I speak about these two questions very briefly in my book, because much of the work on these issues belongs to ongoing research. I am one of the few who have identified and raised this as a question. There is a lot more work to be done before we can answer these questions. In my book, I say:
The indicative hypothesise is that Indian culture was losing its vibrancy and the nature of her intellectuals must have changed their shape and form during this time. For now, what I say in the book is all I can say. When I die, I can leave behind what I have worked on for 40 years. After all, I am one man (and an old one at that) and the questions are many. There are no easy fruits to pluck, we must plant the trees and tend to them with the hope that our posterity can pluck the fruits.
Our culture has always placed a huge premium on knowledge. Jnana and Saraswati are not easily acquired. You ask for examples of the resources of socialisation: our intuitive relationship to Saraswati, vidya and jnana are excellent examples. In any case, a very brief answer can be given. Indians succumbed to the descriptions of the colonisers because Indians were unable to counter them with their native descriptions. The crises in Indian society that preceded Islamic colonialism had weakened the Indian intellectual traditions. The Muslims damaged this weakened culture so that when the British came, our resources were almost exhausted due to a millennium of lack of use and quite some abuse.
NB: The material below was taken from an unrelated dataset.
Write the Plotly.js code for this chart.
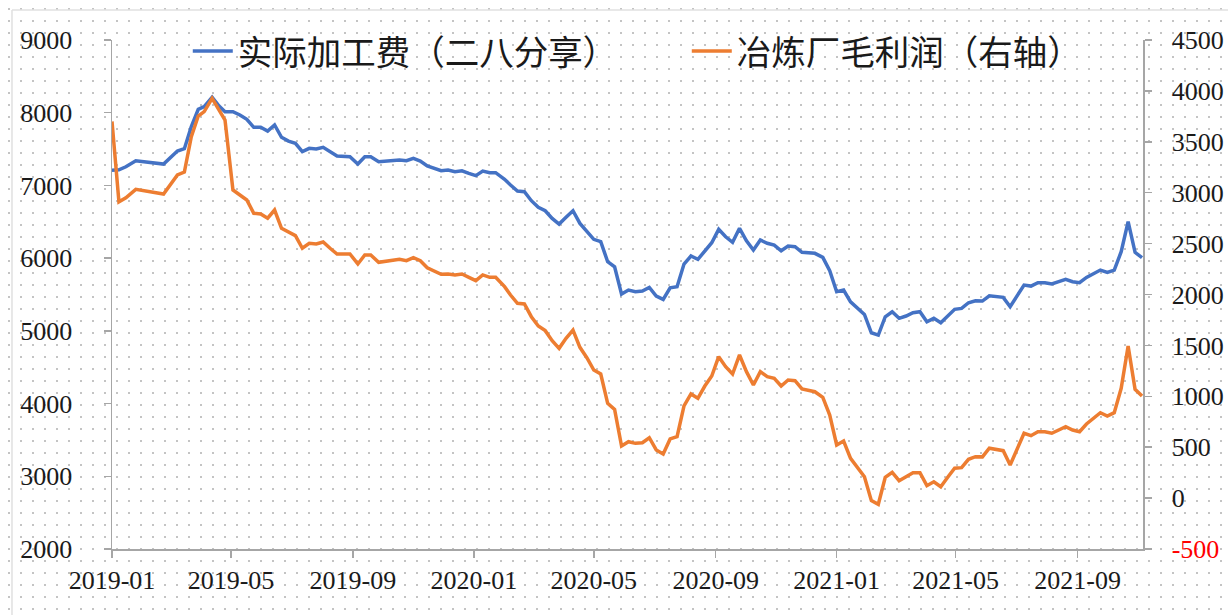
<!DOCTYPE html>
<html>
<head>
<meta charset="utf-8">
<script src="https://cdn.plot.ly/plotly-3.0.1.min.js"></script>
<style>
  html, body { margin: 0; padding: 0; width: 1228px; height: 615px; overflow: hidden;
    background-color: #ffffff;
    background-image: radial-gradient(circle, #c4c4c4 0.9px, rgba(255,255,255,0) 1.3px);
    background-size: 12px 12px; background-position: 3px 3px; }
  #chart { width: 1228px; height: 615px; }
  #chart .xtick text, #chart .ytick text, #chart .y2tick text {
    font-family: 'Liberation Serif', 'Times New Roman', 'DejaVu Serif', serif !important; }
</style>
</head>
<body>
<div id="chart"></div>
<script>
// Weekly dates (read from the x positions of the vertices)
const dates = [
  '2019-01-01','2019-01-08','2019-01-15','2019-01-25','2019-02-22','2019-03-01','2019-03-08','2019-03-15',
  '2019-03-22','2019-03-29','2019-04-04','2019-04-12','2019-04-19','2019-04-25','2019-05-03','2019-05-10',
  '2019-05-17','2019-05-24','2019-05-31','2019-06-07','2019-06-14','2019-06-21','2019-06-28','2019-07-05',
  '2019-07-12','2019-07-19','2019-07-26','2019-08-02','2019-08-09','2019-08-16','2019-08-29','2019-09-06',
  '2019-09-13','2019-09-19','2019-09-27','2019-10-08','2019-10-18','2019-10-25','2019-11-01','2019-11-08',
  '2019-11-15','2019-11-29','2019-12-06','2019-12-13','2019-12-20','2019-12-27','2020-01-03','2020-01-10',
  '2020-01-17','2020-01-23','2020-02-01','2020-02-07','2020-02-14','2020-02-21','2020-02-28','2020-03-06',
  '2020-03-13','2020-03-20','2020-03-27','2020-04-03','2020-04-10','2020-04-17','2020-04-24','2020-05-01',
  '2020-05-08','2020-05-15','2020-05-22','2020-05-29','2020-06-05','2020-06-12','2020-06-19','2020-06-26',
  '2020-07-03','2020-07-10','2020-07-17','2020-07-24','2020-07-31','2020-08-07','2020-08-14','2020-08-21',
  '2020-08-28','2020-09-04','2020-09-11','2020-09-18','2020-09-25','2020-10-02','2020-10-09','2020-10-16',
  '2020-10-23','2020-10-30','2020-11-06','2020-11-13','2020-11-20','2020-11-27','2020-12-04','2020-12-10',
  '2020-12-18','2020-12-25','2021-01-01','2021-01-08','2021-01-15','2021-01-22','2021-01-29','2021-02-05',
  '2021-02-12','2021-02-19','2021-02-26','2021-03-05','2021-03-12','2021-03-19','2021-03-26','2021-04-02',
  '2021-04-09','2021-04-16','2021-04-23','2021-04-30','2021-05-07','2021-05-14','2021-05-21','2021-05-28',
  '2021-06-04','2021-06-18','2021-06-25','2021-07-02','2021-07-09','2021-07-16','2021-07-23','2021-07-30',
  '2021-08-06','2021-08-13','2021-08-20','2021-08-27','2021-09-03','2021-09-10','2021-09-17','2021-09-24',
  '2021-10-01','2021-10-08','2021-10-15','2021-10-22','2021-10-29','2021-11-05'
];

// 实际加工费（二八分享） — left axis
const processingFee = [
  7210,7215,7257,7340,7294,7390,7473,7505,
  7808,8047,8083,8212,8092,8014,8014,7968,
  7909,7799,7799,7748,7831,7662,7610,7579,
  7464,7510,7501,7524,7464,7404,7395,7294,
  7395,7395,7326,7336,7349,7340,7372,7336,
  7267,7202,7212,7189,7202,7166,7134,7198,
  7175,7175,7084,7006,6923,6914,6790,6699,
  6652,6547,6469,6561,6652,6478,6377,6259,
  6226,5951,5882,5506,5561,5538,5548,5598,
  5479,5433,5593,5607,5919,6029,5983,6102,
  6212,6396,6294,6217,6410,6239,6111,6249,
  6204,6180,6102,6166,6157,6080,6066,6066,
  6011,5827,5538,5561,5400,5309,5226,4974,
  4942,5194,5263,5172,5204,5249,5263,5125,
  5172,5112,5204,5296,5309,5387,5414,5410,
  5483,5461,5332,5492,5630,5616,5662,5662,
  5644,5676,5708,5676,5662,5735,5791,5836,
  5805,5836,6088,6501,6080,6006
];

// 冶炼厂毛利润（右轴） — right axis
const smelterProfit = [
  3700,2910,2950,3033,2987,3076,3174,3203,
  3550,3753,3796,3927,3806,3714,3027,2977,
  2928,2798,2791,2749,2830,2650,2615,2578,
  2454,2503,2496,2516,2454,2398,2398,2300,
  2388,2388,2316,2329,2346,2332,2362,2332,
  2263,2198,2201,2192,2201,2169,2136,2192,
  2169,2169,2077,1995,1913,1907,1782,1691,
  1645,1546,1471,1570,1651,1481,1379,1258,
  1219,931,872,512,554,538,544,593,
  473,433,581,604,905,1023,980,1101,
  1199,1389,1291,1219,1406,1242,1111,1242,
  1193,1177,1101,1160,1153,1072,1062,1045,
  990,816,522,561,391,299,210,-25,
  -61,204,253,171,210,250,250,122,
  161,112,204,293,299,381,407,405,
  490,466,325,490,637,613,652,652,
  637,669,702,669,652,728,784,839,
  806,839,1079,1494,1069,1003
];

const leftTicks = [2000,3000,4000,5000,6000,7000,8000,9000];
const rightTicks = [-500,0,500,1000,1500,2000,2500,3000,3500,4000,4500];
const rightTickText = ['<span style="color:#ff0000">-500</span>','0','500','1000','1500','2000','2500','3000','3500','4000','4500'];
const seriesNames = ['实际加工费（二八分享）','冶炼厂毛利润（右轴）'];

const numFont = {family: 'Liberation Serif, Times New Roman, serif', size: 26, color: '#1a1a1a'};
const axisCol = '#a6a6a6';

const traces = [
  {x: dates, y: processingFee, name: seriesNames[0], type: 'scatter', mode: 'lines',
   line: {color: '#4472C4', width: 3.5}, yaxis: 'y'},
  {x: dates, y: smelterProfit, name: seriesNames[1], type: 'scatter', mode: 'lines',
   line: {color: '#ED7D31', width: 3.5}, yaxis: 'y2'}
];

const layout = {
  width: 1228, height: 615,
  margin: {l: 112, r: 85, t: 40, b: 66},
  paper_bgcolor: 'rgba(0,0,0,0)', plot_bgcolor: 'rgba(0,0,0,0)',
  font: {family: 'Liberation Serif, serif', color: '#1a1a1a'},
  showlegend: true,
  legend: {orientation: 'h', x: 0.0735, xanchor: 'left', y: 0.978, yanchor: 'middle',
           font: {family: 'Noto Sans CJK SC, sans-serif', size: 34.5, color: '#1a1a1a'},
           bgcolor: 'rgba(0,0,0,0)', entrywidth: 444, entrywidthmode: 'pixels', itemwidth: 40},
  xaxis: {type: 'date', range: ['2019-01-01', '2021-11-06'], tick0: '2019-01-01', dtick: 'M4',
          tickformat: '%Y-%m', showgrid: false, zeroline: false, showline: true, linecolor: axisCol,
          linewidth: 1.5, ticks: 'outside', ticklen: 7, tickcolor: axisCol, tickwidth: 1.5,
          tickfont: numFont, ticklabelstandoff: 0},
  yaxis: {range: [2000, 9000], tickvals: leftTicks, showgrid: false, zeroline: false,
          showline: true, linecolor: axisCol, linewidth: 1.5, ticks: 'outside', ticklen: 7,
          tickcolor: axisCol, tickwidth: 1.5, tickfont: numFont, ticklabelstandoff: 26},
  yaxis2: {range: [-500, 4500], tickvals: rightTicks, ticktext: rightTickText, overlaying: 'y',
           side: 'right', showgrid: false, zeroline: false, showline: true, linecolor: axisCol,
           linewidth: 1.5, ticks: 'outside', ticklen: 7, tickcolor: axisCol, tickwidth: 1.5,
           tickfont: numFont, ticklabelstandoff: 15},
  shapes: [
    {type: 'line', xref: 'paper', yref: 'paper', x0: -0.097, x1: 1.1, y0: 1.059, y1: 1.059,
     line: {color: '#e0e0e0', width: 1.5}},
    {type: 'line', xref: 'paper', yref: 'paper', x0: -0.097, x1: -0.097, y0: -0.2, y1: 1.059,
     line: {color: '#e0e0e0', width: 1.5}}
  ]
};

Plotly.newPlot('chart', traces, layout, {displayModeBar: false, staticPlot: true});
</script>
</body>
</html>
Q: Regarding Islamic colonisation, you say that it enabled the penetration of Islamic themes using Indian terms and concepts. This happened because Indian culture was already losing its vibrancy when Islam came to India… Can you speculate on why we were already losing vibrancy at that time, so that we became easy fodder for Islamic themes to enter our consciousness? How did Islam prevent us from accessing our own experiences?
However, the following can be safely said. There must have been a huge crisis (maybe, there were many crises) in our culture because of which certain kinds of enquiries died. Certain ‘developments’ in Indian culture about 1,000 years ago were probably responses to crises that we could not adequately meet. That is, not everything that emerged in our culture, even centuries before the Islamic colonialism, indexes our strength; some of these developments could well be expressions of weaknesses. This is a call to seriously study the Indian past, not the way JNU and Delhi University scholars have done until now, but in a scientific manner.